Speaking in exclusive interviews at the Reuters Global Mining and Steel Summit, the companies’ chief executives cited gold’s use as a proxy currency, central bank gold purchases, rising demand from Chinese and Indian buyers, and an affinity for gold as an investment in developed economies as chief drivers leading the metal to $1,750 or even $2,000 an ounce in the next few years.
“If you had said 10 years ago that gold was going to be at $2,000, everyone would have agreed that the world would be in a total shambles and there would be chaos in the streets,” said Agnico-Eagle Chief Executive Sean Boyd.
“You could see gold at $2,000 and you could see the world function the way it’s functioning right now.

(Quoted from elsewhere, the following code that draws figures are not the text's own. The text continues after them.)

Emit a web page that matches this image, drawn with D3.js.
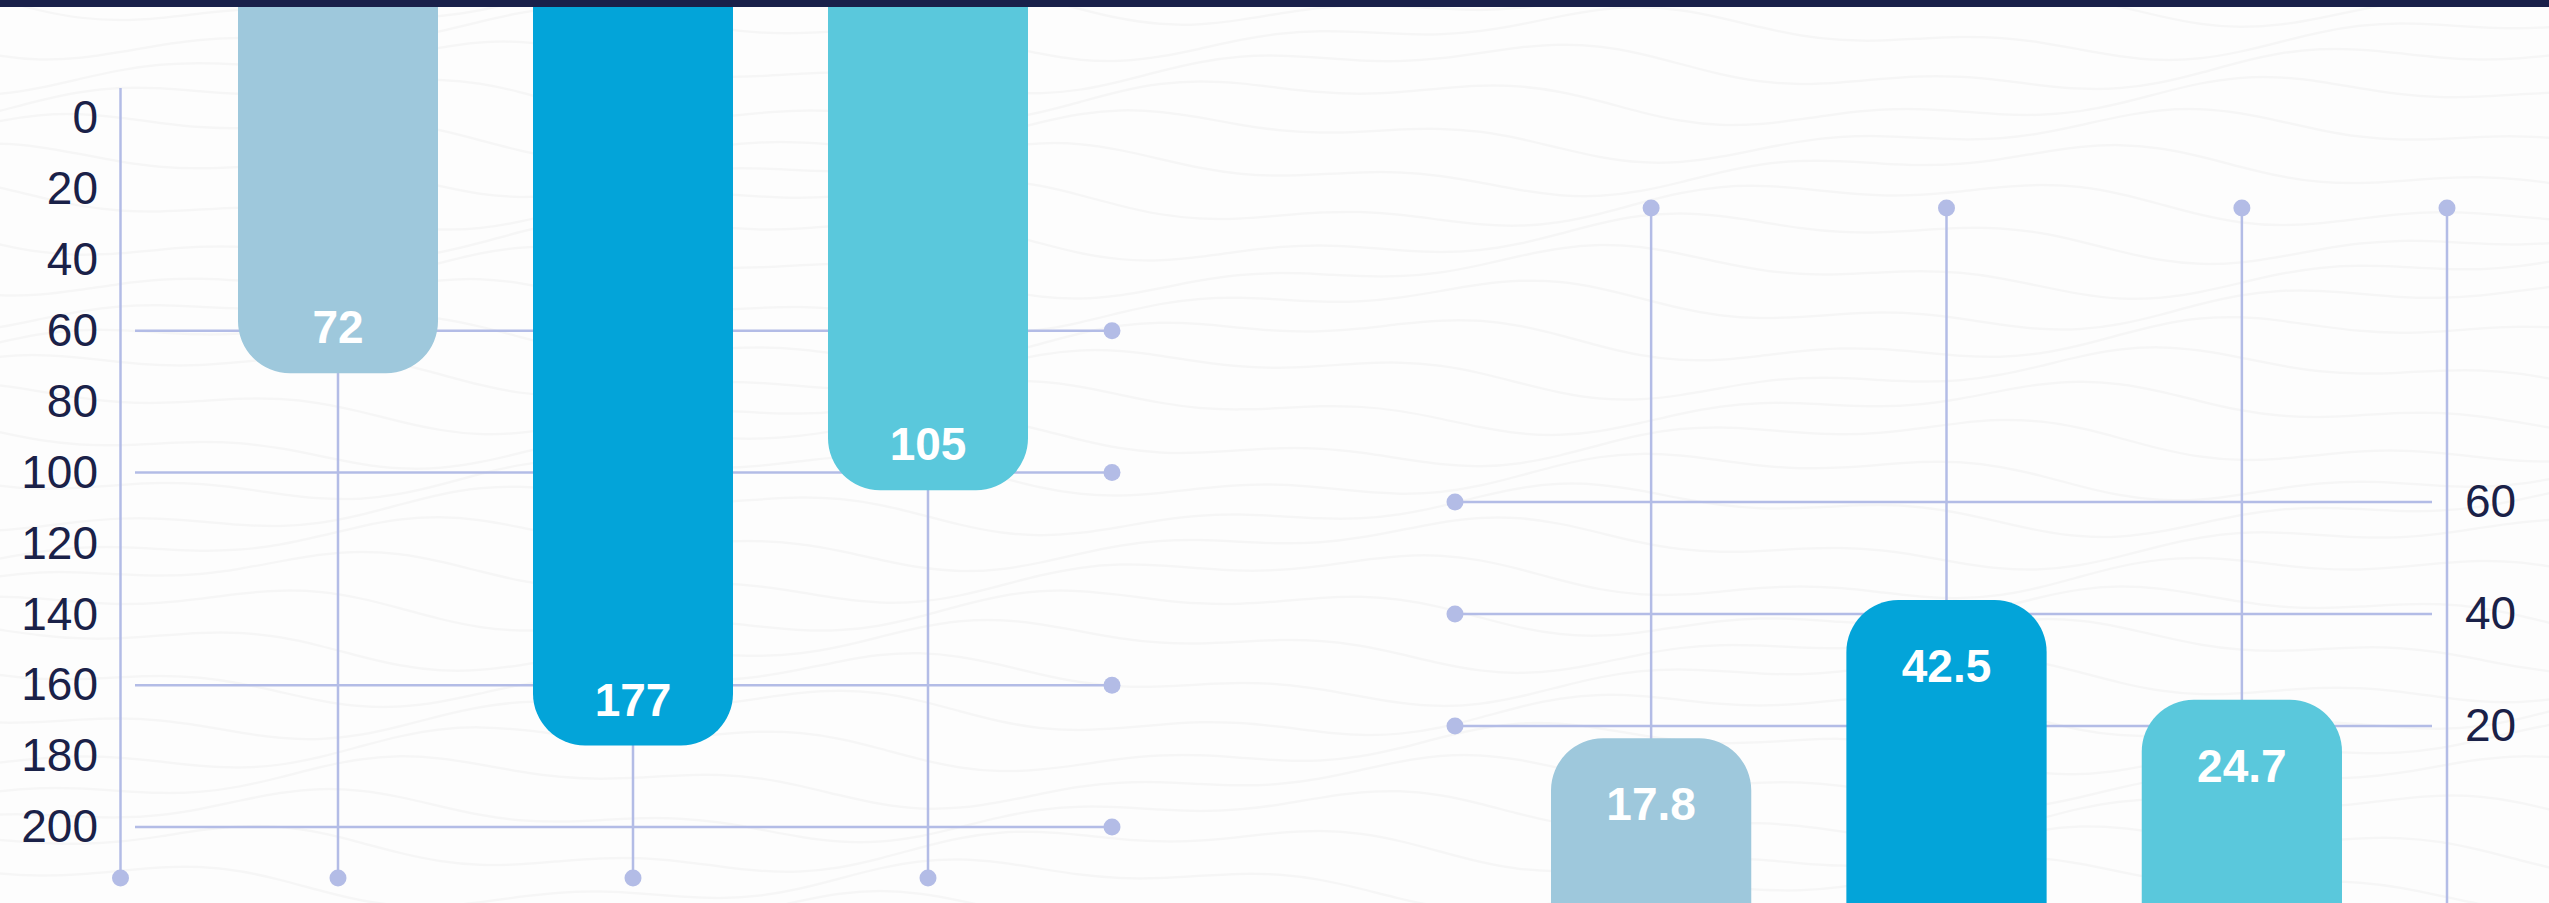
<!DOCTYPE html>
<html>
<head>
<meta charset="utf-8">
<script src="https://cdn.jsdelivr.net/npm/d3@7/dist/d3.min.js"></script>
<style>
  html, body { margin: 0; padding: 0; background: #ffffff; }
  svg { display: block; }
</style>
</head>
<body>
<svg id="chart" width="2549" height="903"></svg>
<script>
// ---------------- data ----------------
const categories   = ["Item A", "Item B", "Item C"];
const topValues    = [72, 177, 105];        // hanging bars (left panel, inverted axis)
const bottomValues = [17.8, 42.5, 24.7];    // rising bars (right panel)
const leftTicks    = [0, 20, 40, 60, 80, 100, 120, 140, 160, 180, 200];
const rightTicks   = [20, 40, 60];
const leftGrid     = [60, 100, 160, 200];
const rightGrid    = [20, 40, 60];
const barColors    = ["#9ec8dc", "#03a4d9", "#5ac8dc"];

// ---------------- layout / style ----------------
const W = 2549, H = 903;
const gridColor = "#b3bce6";
const textColor = "#1a2148";
const fontFamily = "'Liberation Sans', Arial, Helvetica, sans-serif";
const radius = 52;
const dotR = 8.5;

const svg = d3.select("#chart");

// background with subtle wave texture
svg.append("rect").attr("width", W).attr("height", H).attr("fill", "#fdfdfd");
const waveG = svg.append("g").attr("fill", "none").attr("stroke", "#000").attr("stroke-opacity", 0.028).attr("stroke-width", 2.5);
const waveLine = d3.line().curve(d3.curveBasis);
for (let row = -2; row < 30; row++) {
  const pts = [];
  for (let x = -40; x <= W + 40; x += 40) {
    pts.push([x, row * 34 + 18 * Math.sin(x / 160 + row * 0.9) + 10 * Math.sin(x / 57 + row)]);
  }
  waveG.append("path").attr("d", waveLine(pts));
}

// ---------------- scales ----------------
const yL = d3.scaleLinear().domain([0, 200]).range([118, 827]);
const yR = d3.scaleLinear().domain([0, 60]).range([838, 502]);
const xL = d3.scaleBand().domain(categories).range([238, 1028]).paddingInner(95 / 295).paddingOuter(0);
const xR = d3.scaleBand().domain(categories).range([1551, 2342]).paddingInner(95 / 295).paddingOuter(0);

// ---------------- LEFT PANEL ----------------
const left = svg.append("g");
const axisXL = 120.5, gridL0 = 135, gridL1 = 1112, bottomDotY = 878, leftAxisTop = 88;

// horizontal grid lines with end dots
left.selectAll("line.grid").data(leftGrid).join("line")
  .attr("x1", gridL0).attr("x2", gridL1)
  .attr("y1", d => yL(d)).attr("y2", d => yL(d))
  .attr("stroke", gridColor).attr("stroke-width", 2.5);
left.selectAll("circle.gdot").data(leftGrid).join("circle")
  .attr("cx", gridL1).attr("cy", d => yL(d)).attr("r", dotR).attr("fill", gridColor);

// vertical category lines
left.selectAll("line.vcat").data(categories).join("line")
  .attr("x1", d => xL(d) + xL.bandwidth() / 2).attr("x2", d => xL(d) + xL.bandwidth() / 2)
  .attr("y1", leftAxisTop).attr("y2", bottomDotY)
  .attr("stroke", gridColor).attr("stroke-width", 2.5);
left.selectAll("circle.vdot").data(categories).join("circle")
  .attr("cx", d => xL(d) + xL.bandwidth() / 2).attr("cy", bottomDotY).attr("r", dotR).attr("fill", gridColor);

// axis line
left.append("line").attr("x1", axisXL).attr("x2", axisXL).attr("y1", leftAxisTop).attr("y2", bottomDotY)
  .attr("stroke", gridColor).attr("stroke-width", 2.5);
left.append("circle").attr("cx", axisXL).attr("cy", bottomDotY).attr("r", dotR).attr("fill", gridColor);

// tick labels
const axL = left.append("g").attr("transform", "translate(98,0)")
  .call(d3.axisLeft(yL).tickValues(leftTicks).tickSize(0).tickPadding(0));
axL.select(".domain").remove();
axL.selectAll("text").attr("fill", textColor).style("font-family", fontFamily).style("font-size", "46px");

// hanging bars (rounded bottom corners)
function hangPath(x, w, top, bottom, r) {
  return `M${x},${top} H${x + w} V${bottom - r} A${r},${r} 0 0 1 ${x + w - r},${bottom} H${x + r} A${r},${r} 0 0 1 ${x},${bottom - r} Z`;
}
left.selectAll("path.bar").data(topValues).join("path")
  .attr("d", (d, i) => hangPath(xL(categories[i]), xL.bandwidth(), -10, yL(d), radius))
  .attr("fill", (d, i) => barColors[i]);
left.selectAll("text.val").data(topValues).join("text")
  .attr("x", (d, i) => xL(categories[i]) + xL.bandwidth() / 2)
  .attr("y", d => yL(d) - 46)
  .attr("dy", "0.35em")
  .attr("text-anchor", "middle")
  .attr("fill", "#ffffff").style("font-family", fontFamily).style("font-size", "46px").style("font-weight", "bold")
  .text(d => d);

// ---------------- RIGHT PANEL ----------------
const right = svg.append("g");
const axisXR = 2447, gridR0 = 1455, gridR1 = 2432, topDotY = 208;

right.selectAll("line.grid").data(rightGrid).join("line")
  .attr("x1", gridR0).attr("x2", gridR1)
  .attr("y1", d => yR(d)).attr("y2", d => yR(d))
  .attr("stroke", gridColor).attr("stroke-width", 2.5);
right.selectAll("circle.gdot").data(rightGrid).join("circle")
  .attr("cx", gridR0).attr("cy", d => yR(d)).attr("r", dotR).attr("fill", gridColor);

right.selectAll("line.vcat").data(categories).join("line")
  .attr("x1", d => xR(d) + xR.bandwidth() / 2).attr("x2", d => xR(d) + xR.bandwidth() / 2)
  .attr("y1", topDotY).attr("y2", H)
  .attr("stroke", gridColor).attr("stroke-width", 2.5);
right.selectAll("circle.vdot").data(categories).join("circle")
  .attr("cx", d => xR(d) + xR.bandwidth() / 2).attr("cy", topDotY).attr("r", dotR).attr("fill", gridColor);

right.append("line").attr("x1", axisXR).attr("x2", axisXR).attr("y1", topDotY).attr("y2", H)
  .attr("stroke", gridColor).attr("stroke-width", 2.5);
right.append("circle").attr("cx", axisXR).attr("cy", topDotY).attr("r", dotR).attr("fill", gridColor);

const axR = right.append("g").attr("transform", "translate(2465,0)")
  .call(d3.axisRight(yR).tickValues(rightTicks).tickSize(0).tickPadding(0));
axR.select(".domain").remove();
axR.selectAll("text").attr("fill", textColor).style("font-family", fontFamily).style("font-size", "46px");

function risePath(x, w, top, bottom, r) {
  return `M${x},${bottom} V${top + r} A${r},${r} 0 0 1 ${x + r},${top} H${x + w - r} A${r},${r} 0 0 1 ${x + w},${top + r} V${bottom} Z`;
}
right.selectAll("path.bar").data(bottomValues).join("path")
  .attr("d", (d, i) => risePath(xR(categories[i]), xR.bandwidth(), yR(d), H + 10, radius))
  .attr("fill", (d, i) => barColors[i]);
right.selectAll("text.val").data(bottomValues).join("text")
  .attr("x", (d, i) => xR(categories[i]) + xR.bandwidth() / 2)
  .attr("y", d => yR(d) + 66)
  .attr("dy", "0.35em")
  .attr("text-anchor", "middle")
  .attr("fill", "#ffffff").style("font-family", fontFamily).style("font-size", "46px").style("font-weight", "bold")
  .text(d => d);

// top navy band
svg.append("rect").attr("x", 0).attr("y", 0).attr("width", W).attr("height", 7).attr("fill", "#19204a");
</script>
</body>
</html>
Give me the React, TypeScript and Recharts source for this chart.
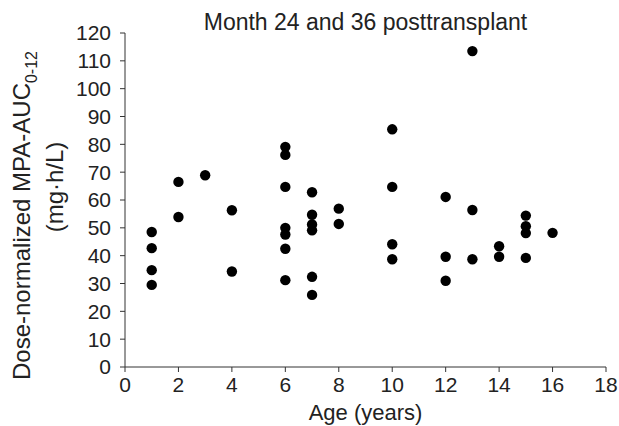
import { ScatterChart, Scatter, XAxis, YAxis } from 'recharts';

// age (years) of each patient sample and its dose-normalized MPA-AUC0-12 (mg·h/L)
const ages = [
  1, 1, 1, 1,
  2, 2,
  3,
  4, 4,
  6, 6, 6, 6, 6, 6, 6,
  7, 7, 7, 7, 7, 7,
  8, 8,
  10, 10, 10, 10,
  12, 12, 12,
  13, 13, 13,
  14, 14,
  15, 15, 15, 15,
  16,
];
const auc = [
  48.5, 42.7, 34.8, 29.5,
  66.5, 53.9,
  68.9,
  56.3, 34.3,
  79.1, 76.2, 64.7, 50.0, 47.6, 42.5, 31.2,
  62.8, 54.7, 51.2, 49.1, 32.4, 25.9,
  56.9, 51.4,
  85.4, 64.7, 44.1, 38.7,
  61.1, 39.6, 31.0,
  113.5, 56.4, 38.7,
  43.4, 39.6,
  54.4, 50.6, 48.1, 39.2,
  48.2,
];
const xTicks = [0, 2, 4, 6, 8, 10, 12, 14, 16, 18];
const yTicks = [0, 10, 20, 30, 40, 50, 60, 70, 80, 90, 100, 110, 120];

const title = 'Month 24 and 36 posttransplant';

const points = ages.map((age, i) => ({ age, auc: auc[i] }));

const FONT = '"Liberation Sans", Arial, sans-serif';
const INK = '#222';

function YLabel() {
  return (
    <g fontFamily={FONT} fill={INK}>
      <text transform="translate(30,380) rotate(-90)" fontSize={24} textAnchor="start">
        Dose-normalized MPA-AUC
        <tspan fontSize={16} dy={7}>0-12</tspan>
      </text>
      <text transform="translate(63,187) rotate(-90)" fontSize={24} textAnchor="middle">
        (mg·h/L)
      </text>
    </g>
  );
}

const Dot = (props: any) => <circle cx={props.cx} cy={props.cy} r={5.2} fill="#000" />;

export default function App() {
  return (
    <div style={{ position: 'absolute', left: 0, top: 0, width: 619, height: 426, background: '#fff' }}>
      <div
        style={{
          position: 'absolute',
          left: 125,
          width: 481,
          top: 8,
          textAlign: 'center',
          fontFamily: FONT,
          fontSize: 23,
          color: INK,
          lineHeight: '28px',
        }}
      >
        {title}
      </div>
      <ScatterChart width={619} height={426} margin={{ top: 33, right: 13, bottom: 19, left: 0 }}>
        <XAxis
          type="number"
          dataKey="age"
          domain={[0, 18]}
          ticks={xTicks}
          interval={0}
          height={40}
          tickSize={5}
          tickMargin={5}
          stroke="#333"
          tick={{ fontFamily: FONT, fontSize: 21, fill: INK }}
          label={{ value: 'Age (years)', position: 'bottom', offset: -3, style: { fontFamily: FONT, fontSize: 22, fill: INK } }}
        />
        <YAxis
          type="number"
          dataKey="auc"
          domain={[0, 120]}
          ticks={yTicks}
          interval={0}
          width={125}
          tickSize={5}
          tickMargin={9}
          stroke="#333"
          tick={{ fontFamily: FONT, fontSize: 21, fill: INK }}
          label={{ content: () => <YLabel /> }}
        />
        <Scatter data={points} fill="#000" shape={Dot} isAnimationActive={false} />
      </ScatterChart>
    </div>
  );
}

And, I don’t think that’s a stretch,” he added.
Unless governments take steps to stave off growing inflationary trends, Richard O’Brien, president and CEO of Newmont, the world’s second largest gold miner, said gold’s value as a protection against inflation could lead it to $1,750 an ounce or higher in several years, possibly by 2012.
“It just depends on how well governments respond to inflation, on whether there are counteracting activities that governments take to forestall the rise in inflation,” he said.
O’Brien said, he thinks the pace of inflation is already picking up with governments increasing their currency balances over the last few years and higher food and fuel prices. It will only increase as construction of infrastructure picks up.
Historically, he said, governments have not been able to control inflation, so gold will be used as protection.
For 2011, the CEO of the Denver-based miner said he thinks volatility spawned by global currency movements and political turmoil in the Middle East will mean gold will trade in a range of $1,350 to $1,500 an ounce.
Agnico’s Boyd said a gold price at $1,600 an ounce in the next 12 months would “not be a stretch,” given its demand as a monetary asset, its desirability as an investment in developed countries, and jewelry purchases in China and India.
The higher gold price would mean silver could surge to $40 to $50 an ounce, he said, “And I don’t think that’s wild.”
“We saw for the first time (in recent history) net central bank buying last year. I think that’s going to continue.”
On Monday, spot gold was higher around $1,427 an ounce, slightly off the record high of $1,444.40 set March 7.
Despite record gold prices motivating some miners to expand their capacity, O’Brien said the limited life of existing mines, as well as lack of accessible new sites and the extended time it takes a new discovery to go into production, would assure that new supply will have little impact on price gains.
Both chief executives said they do not hedge any top-line assets like gold, silver or copper. They added, however, that they do hedge some input costs, like oil and the Canadian dollar in the case of Agnico-Eagle.
Newmont sometimes uses hedging to lock in energy costs, or hedges the Australian dollar and other currencies in countries where it operates.